Sudbury author profiles the drive and determination of Canadian Great Lakes swimmers
The sheer force of will it takes to swim the challenge compelled Young to write a book — her first published book — about the experiences entitled, “Solo, Yet Never Alone: Swimming the Great Lakes” ($22.95, Scrivener Press 2014).
Readers get to dive into the world of these inspiring athletes and what they went through to reach their goals — the hardship, broken dreams, ultimate glory and an up-close-and-personal look at what swimmers have to endure every moment they are in the water.
“The swimmers are driven, determined and positive people,” Young said. “I wanted to tell their stories. It is nice to make a contribution to the sport I love in this way.”
Young’s focus is on the swimmers themselves and their sense of adventure. These are people with intense desires.
“All the swims are unique,” Young said. “The fact they swim at night to accomplish the goal is impressive. Being in all that water in the dark is something else.
“They make these swims straight without assistance. They can’t touch the crew boat or the swim is cancelled. They eat and drink while treading water or floating. There are no time outs. They just go and don’t stop until it is done.”
The official book launch is set for May 22 at the Bahnuk Lounge in the Ben F. Avery Building at Laurentian University from 6:30 to 9:30 p.m. Admission is free. Young will be reading from the book, and there will be books sales and signings as well.
Young has a swimmer her whole life. She is a swimming instructor, lifeguard and canoeist. She helped form the Laurentian Masters Swim Club 24 years ago. She has also been writing about sports, in general, for more than 25 years. Swimming is and will always be Young’s passion.

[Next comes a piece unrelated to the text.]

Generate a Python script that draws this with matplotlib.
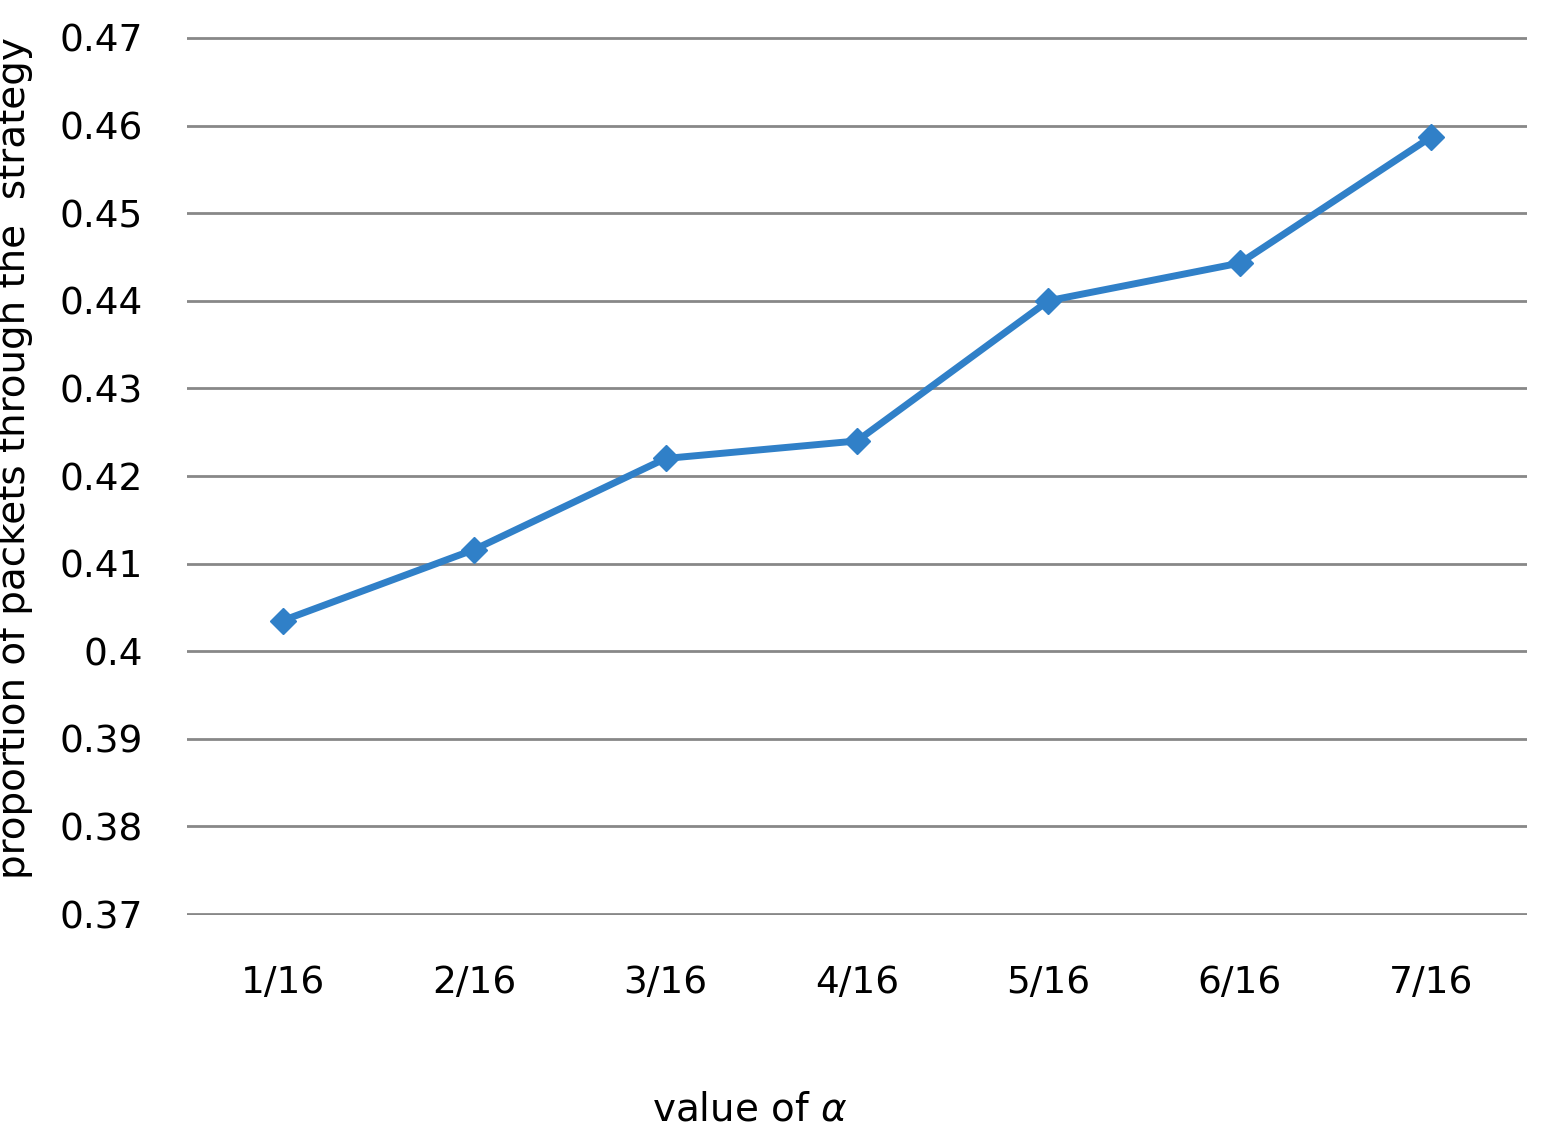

“It has been a constant in my life and swimming has been good to me,” she said.
She got the idea for the book about five years ago when she couldn't find something she'd been looking for — a book about Canadian open water Great Lakes swimmers. Young immediately started tracking down swimmers and interviewing them.
“I couldn’t stop,” Young said. “I had to write a book to fill a niche. Open-water swimming has become more popular and is in the Olympics now. I love open water swimming. I wanted to write something about it.”
Young spent three years doing interviews and research and gathering photographs. She talked to more than 40 people and travelled around Ontario to complete the work. This the first book in nearly 60 years to tackle open-water Great Lakes swimming from a Canadian perspective.
It’s also the first to use extensive interviews to journey into the minds of amateur swimmers of the Great Lakes. The book covers all aspects of Great Lakes swimming from 1954 to 2012.
Icons such as Marilyn Bell and Vicki Keith are in there, as are lesser known swimmers; nine maps show readers the crossing routes; 27 black-and-white photographs and a centre section of 14 full-colour photos detail the adventurous swimmers.
Young even stepped up to get a first-hand experience for the book. In 2010, she was invited to be a member of a crossing crew for one swimmer’s attempt across Lake Ontario. It was an experience that will stay with her.
“I know what it is like to be on Lake Ontario at night in a little rubber dingy,” Young said. “You realize just how big the lake is and how much water is out there. I can’t describe how big the water felt … it was scary. It showed me how vulnerable you can be in the Great lakes.”
On top of the official book launch Thursday, Young hosts a book signing at Chapters Sudbury on May 31 from 2 to 5 p.m.